Code that draws figures
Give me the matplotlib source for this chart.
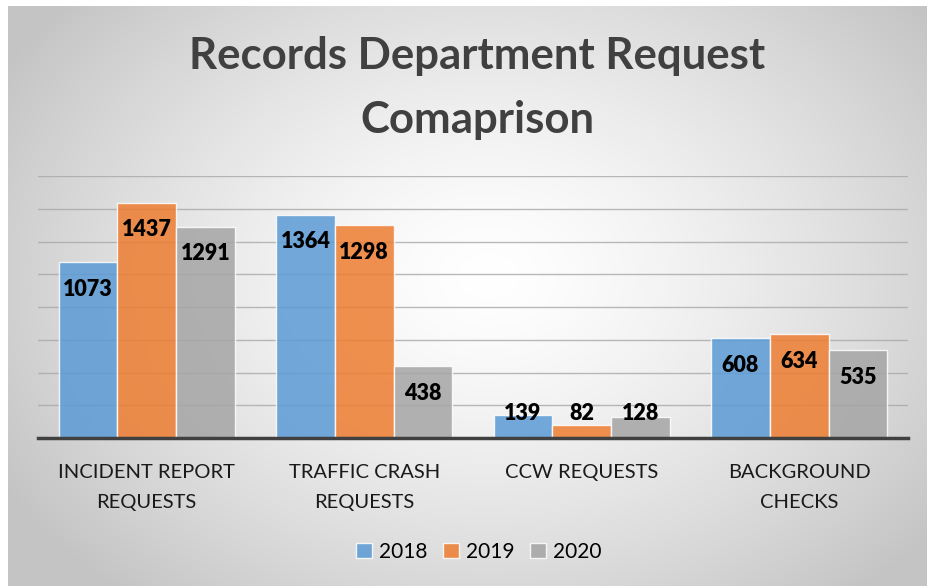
import numpy as np
import matplotlib
matplotlib.use("Agg")
import matplotlib.pyplot as plt
from matplotlib.patches import Patch

# Data
categories = ["INCIDENT REPORT\nREQUESTS", "TRAFFIC CRASH\nREQUESTS", "CCW REQUESTS", "BACKGROUND\nCHECKS"]
years = ["2018", "2019", "2020"]
v2018 = [1073, 1364, 139, 608]
v2019 = [1437, 1298, 82, 634]
v2020 = [1291, 438, 128, 535]
colors = ["#5B9BD5", "#ED7D31", "#A5A5A5"]

plt.rcParams['font.family'] = ['Lato', 'DejaVu Sans']

W, H = 927, 586
fig = plt.figure(figsize=(W / 100, H / 100), dpi=100, facecolor='white')

# radial gradient panel
bg = fig.add_axes([8 / W, 0, (W - 8) / W, (H - 6) / H])
yy, xx = np.mgrid[0:580, 0:919]
r = np.sqrt(((xx - 480) / 560.0) ** 2 + ((yy - 270) / 420.0) ** 2)
shade = 1.0 - 0.23 * np.clip(r, 0, 1) ** 1.4
bg.imshow(np.dstack([shade] * 3), aspect='auto', interpolation='bilinear')
bg.axis('off')

# plot area
x0, x1 = 38, 908
ytop, ybot = 176, 438
ax = fig.add_axes([x0 / W, 1 - ybot / H, (x1 - x0) / W, (ybot - ytop) / H])
ax.patch.set_alpha(0)

x = np.arange(len(categories))
w = 0.27
series = [v2018, v2019, v2020]
for i, (vals, c, lab) in enumerate(zip(series, colors, years)):
    bars = ax.bar(x + (i - 1) * w, vals, w, color=c, alpha=0.85,
                  edgecolor='white', linewidth=1.0, zorder=3, label=lab)
    for xi, v in zip(x + (i - 1) * w, vals):
        ax.text(xi, max(v - 165, 150), str(v), ha='center', va='center',
                fontsize=15.5, fontweight='heavy', color='black', zorder=5)

ax.set_xlim(-0.5, 3.5)
ax.set_ylim(0, 1600)
ax.set_yticks(np.arange(200, 1601, 200))
ax.yaxis.grid(True, color='#A8A8A8', linewidth=1.0, zorder=4, alpha=0.8)
ax.tick_params(axis='y', left=False, labelleft=False)
ax.tick_params(axis='x', bottom=False)
for s in ['top', 'right', 'left']:
    ax.spines[s].set_visible(False)
ax.spines['bottom'].set_color('#404040')
ax.spines['bottom'].set_linewidth(2.5)
ax.spines['bottom'].set_zorder(6)
ax.set_xticks(x)
ax.set_xticklabels(categories, fontsize=14.5, color='#1a1a1a', linespacing=1.95)
ax.tick_params(axis='x', pad=15)

fig.text(0.515, 1 - 88 / H, "Records Department Request\nComaprison", ha='center', va='center',
         fontsize=31.5, fontweight='bold', color='#404040', linespacing=1.7)

handles = [Patch(facecolor=c, edgecolor='white', alpha=0.85) for c in colors]
fig.legend(handles, years, loc='center', bbox_to_anchor=(479 / W, 1 - 552 / H), ncol=3,
           frameon=False, fontsize=15, handlelength=0.75, handleheight=0.75,
           handletextpad=0.35, columnspacing=0.75)

fig.savefig("out.png", dpi=100, facecolor='white')
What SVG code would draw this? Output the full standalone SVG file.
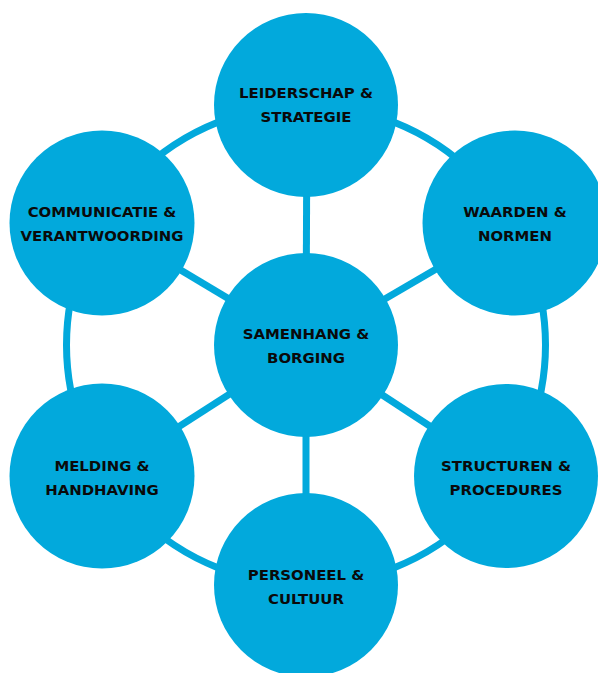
<svg xmlns="http://www.w3.org/2000/svg" width="598" height="673" viewBox="0 0 598 673">
<style>
.n{fill:#02A9DC}
.c{fill:none;stroke:#02A9DC;stroke-width:7}
text{font-family:"DejaVu Sans","Liberation Sans",sans-serif;font-weight:bold;font-size:14.9px;fill:#0a0a0a;text-anchor:middle}
</style>
<rect width="598" height="673" fill="#fff"/>
<g id="connectors">
<circle class="c" cx="306" cy="345" r="239.5"/>
<line class="c" x1="306" y1="345" x2="307" y2="105"/>
<line class="c" x1="306" y1="345" x2="102" y2="223"/>
<line class="c" x1="306" y1="345" x2="515" y2="223"/>
<line class="c" x1="306" y1="345" x2="102" y2="476"/>
<line class="c" x1="306" y1="345" x2="506" y2="476"/>
<line class="c" x1="306" y1="345" x2="306" y2="585"/>
</g>
<g id="leiderschap"><circle class="n" cx="306" cy="105" r="92"/><text x="306" y="98">LEIDERSCHAP &amp;</text><text x="306" y="122">STRATEGIE</text></g>
<g id="communicatie"><circle class="n" cx="102" cy="223" r="92.5"/><text x="102" y="217">COMMUNICATIE &amp;</text><text x="102" y="241">VERANTWOORDING</text></g>
<g id="waarden"><circle class="n" cx="515" cy="223" r="92.5"/><text x="515" y="217">WAARDEN &amp;</text><text x="515" y="241">NORMEN</text></g>
<g id="samenhang"><circle class="n" cx="306" cy="345" r="92"/><text x="306" y="339">SAMENHANG &amp;</text><text x="306" y="363">BORGING</text></g>
<g id="melding"><circle class="n" cx="102" cy="476" r="92.5"/><text x="102" y="471">MELDING &amp;</text><text x="102" y="495">HANDHAVING</text></g>
<g id="structuren"><circle class="n" cx="506" cy="476" r="92"/><text x="506" y="471">STRUCTUREN &amp;</text><text x="506" y="495">PROCEDURES</text></g>
<g id="personeel"><circle class="n" cx="306" cy="585" r="92"/><text x="306" y="580">PERSONEEL &amp;</text><text x="306" y="604">CULTUUR</text></g>
</svg>
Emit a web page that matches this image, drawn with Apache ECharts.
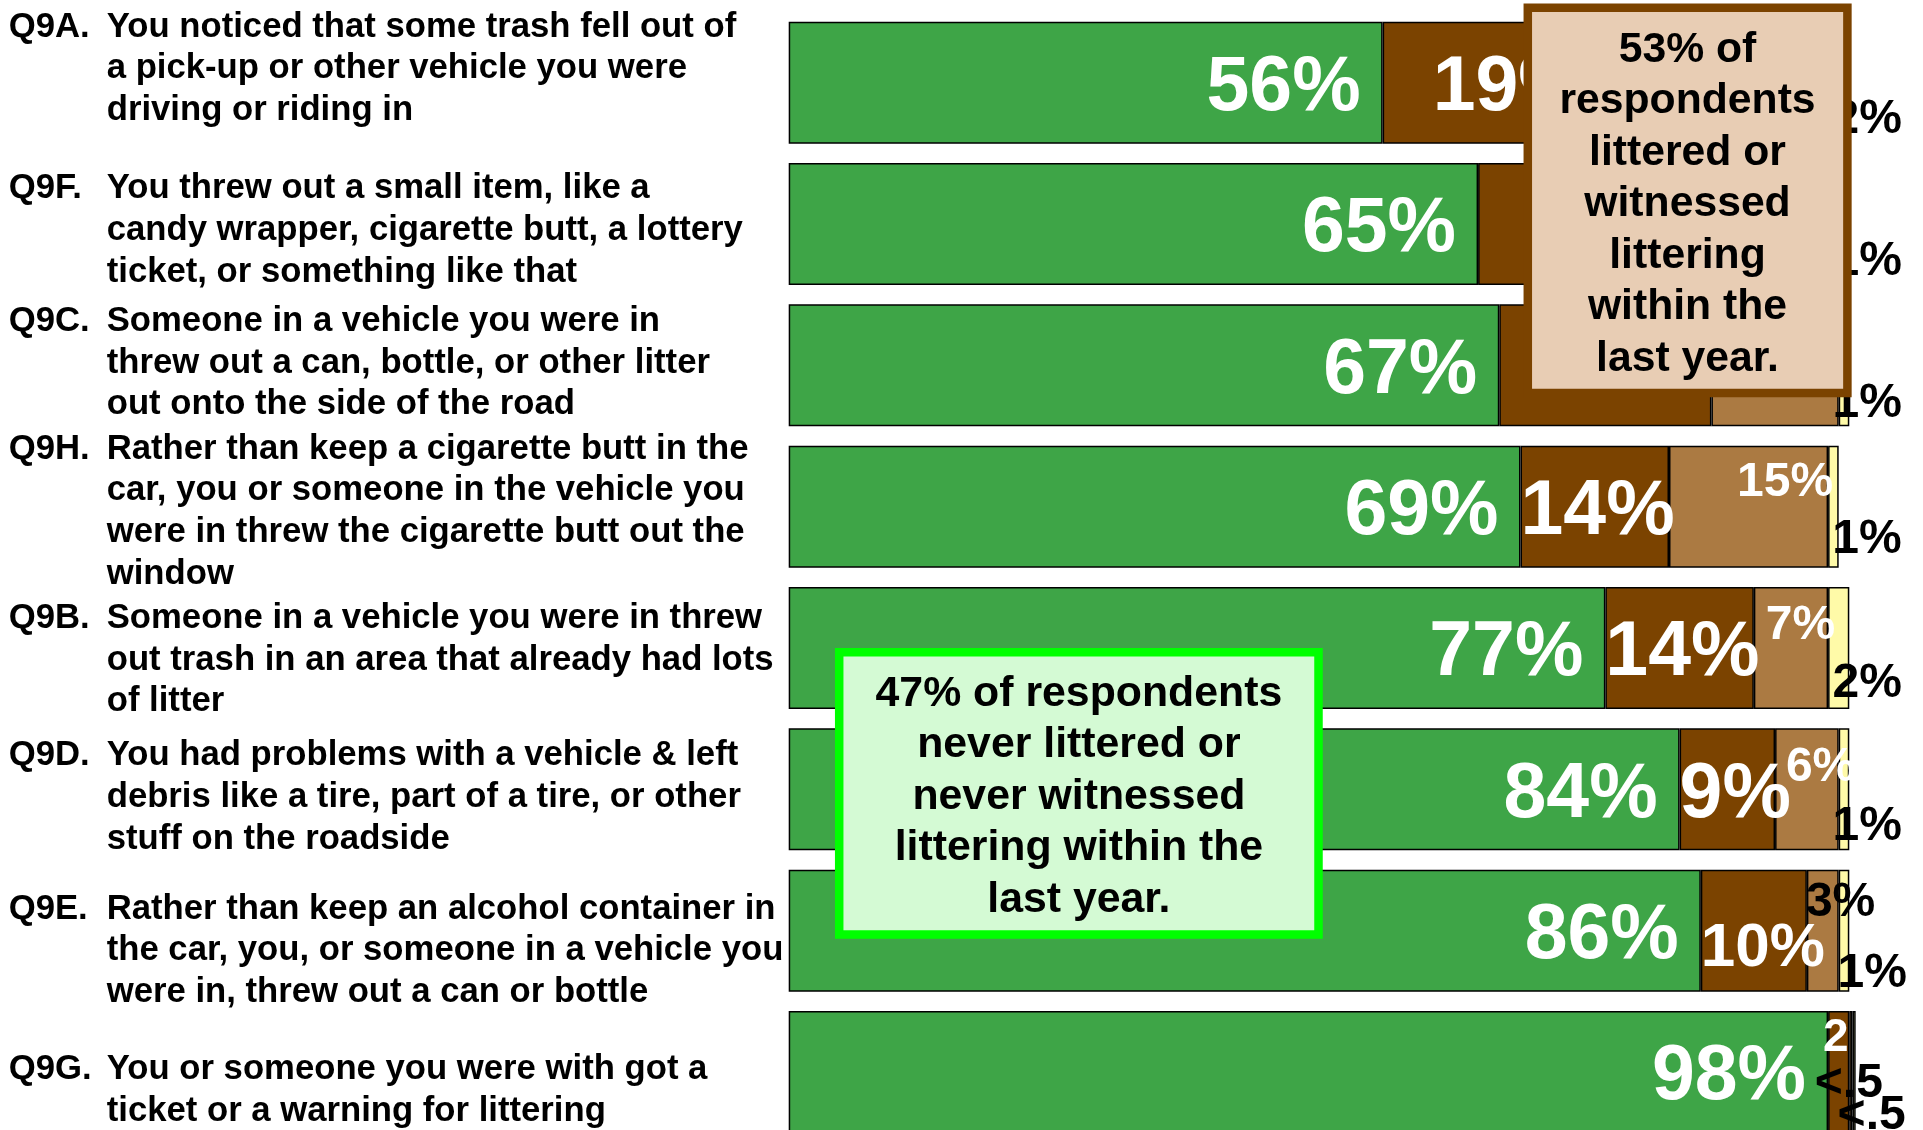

Direction
Write every record out again exactly; no pictures belong in the copy.

Solution for this exercise
Give me the matplotlib source for this chart.
import numpy as np
import matplotlib
matplotlib.use("Agg")
import matplotlib.pyplot as plt
from matplotlib.patches import Patch

# Data
categories = ["INCIDENT REPORT\nREQUESTS", "TRAFFIC CRASH\nREQUESTS", "CCW REQUESTS", "BACKGROUND\nCHECKS"]
years = ["2018", "2019", "2020"]
v2018 = [1073, 1364, 139, 608]
v2019 = [1437, 1298, 82, 634]
v2020 = [1291, 438, 128, 535]
colors = ["#5B9BD5", "#ED7D31", "#A5A5A5"]

plt.rcParams['font.family'] = ['Lato', 'DejaVu Sans']

W, H = 927, 586
fig = plt.figure(figsize=(W / 100, H / 100), dpi=100, facecolor='white')

# radial gradient panel
bg = fig.add_axes([8 / W, 0, (W - 8) / W, (H - 6) / H])
yy, xx = np.mgrid[0:580, 0:919]
r = np.sqrt(((xx - 480) / 560.0) ** 2 + ((yy - 270) / 420.0) ** 2)
shade = 1.0 - 0.23 * np.clip(r, 0, 1) ** 1.4
bg.imshow(np.dstack([shade] * 3), aspect='auto', interpolation='bilinear')
bg.axis('off')

# plot area
x0, x1 = 38, 908
ytop, ybot = 176, 438
ax = fig.add_axes([x0 / W, 1 - ybot / H, (x1 - x0) / W, (ybot - ytop) / H])
ax.patch.set_alpha(0)

x = np.arange(len(categories))
w = 0.27
series = [v2018, v2019, v2020]
for i, (vals, c, lab) in enumerate(zip(series, colors, years)):
    bars = ax.bar(x + (i - 1) * w, vals, w, color=c, alpha=0.85,
                  edgecolor='white', linewidth=1.0, zorder=3, label=lab)
    for xi, v in zip(x + (i - 1) * w, vals):
        ax.text(xi, max(v - 165, 150), str(v), ha='center', va='center',
                fontsize=15.5, fontweight='heavy', color='black', zorder=5)

ax.set_xlim(-0.5, 3.5)
ax.set_ylim(0, 1600)
ax.set_yticks(np.arange(200, 1601, 200))
ax.yaxis.grid(True, color='#A8A8A8', linewidth=1.0, zorder=4, alpha=0.8)
ax.tick_params(axis='y', left=False, labelleft=False)
ax.tick_params(axis='x', bottom=False)
for s in ['top', 'right', 'left']:
    ax.spines[s].set_visible(False)
ax.spines['bottom'].set_color('#404040')
ax.spines['bottom'].set_linewidth(2.5)
ax.spines['bottom'].set_zorder(6)
ax.set_xticks(x)
ax.set_xticklabels(categories, fontsize=14.5, color='#1a1a1a', linespacing=1.95)
ax.tick_params(axis='x', pad=15)

fig.text(0.515, 1 - 88 / H, "Records Department Request\nComaprison", ha='center', va='center',
         fontsize=31.5, fontweight='bold', color='#404040', linespacing=1.7)

handles = [Patch(facecolor=c, edgecolor='white', alpha=0.85) for c in colors]
fig.legend(handles, years, loc='center', bbox_to_anchor=(479 / W, 1 - 552 / H), ncol=3,
           frameon=False, fontsize=15, handlelength=0.75, handleheight=0.75,
           handletextpad=0.35, columnspacing=0.75)

fig.savefig("out.png", dpi=100, facecolor='white')
What SVG code would draw this? Output the full standalone SVG file.
<svg xmlns="http://www.w3.org/2000/svg" width="598" height="673" viewBox="0 0 598 673">
<style>
.n{fill:#02A9DC}
.c{fill:none;stroke:#02A9DC;stroke-width:7}
text{font-family:"DejaVu Sans","Liberation Sans",sans-serif;font-weight:bold;font-size:14.9px;fill:#0a0a0a;text-anchor:middle}
</style>
<rect width="598" height="673" fill="#fff"/>
<g id="connectors">
<circle class="c" cx="306" cy="345" r="239.5"/>
<line class="c" x1="306" y1="345" x2="307" y2="105"/>
<line class="c" x1="306" y1="345" x2="102" y2="223"/>
<line class="c" x1="306" y1="345" x2="515" y2="223"/>
<line class="c" x1="306" y1="345" x2="102" y2="476"/>
<line class="c" x1="306" y1="345" x2="506" y2="476"/>
<line class="c" x1="306" y1="345" x2="306" y2="585"/>
</g>
<g id="leiderschap"><circle class="n" cx="306" cy="105" r="92"/><text x="306" y="98">LEIDERSCHAP &amp;</text><text x="306" y="122">STRATEGIE</text></g>
<g id="communicatie"><circle class="n" cx="102" cy="223" r="92.5"/><text x="102" y="217">COMMUNICATIE &amp;</text><text x="102" y="241">VERANTWOORDING</text></g>
<g id="waarden"><circle class="n" cx="515" cy="223" r="92.5"/><text x="515" y="217">WAARDEN &amp;</text><text x="515" y="241">NORMEN</text></g>
<g id="samenhang"><circle class="n" cx="306" cy="345" r="92"/><text x="306" y="339">SAMENHANG &amp;</text><text x="306" y="363">BORGING</text></g>
<g id="melding"><circle class="n" cx="102" cy="476" r="92.5"/><text x="102" y="471">MELDING &amp;</text><text x="102" y="495">HANDHAVING</text></g>
<g id="structuren"><circle class="n" cx="506" cy="476" r="92"/><text x="506" y="471">STRUCTUREN &amp;</text><text x="506" y="495">PROCEDURES</text></g>
<g id="personeel"><circle class="n" cx="306" cy="585" r="92"/><text x="306" y="580">PERSONEEL &amp;</text><text x="306" y="604">CULTUUR</text></g>
</svg>
Emit a web page that matches this image, drawn with Apache ECharts.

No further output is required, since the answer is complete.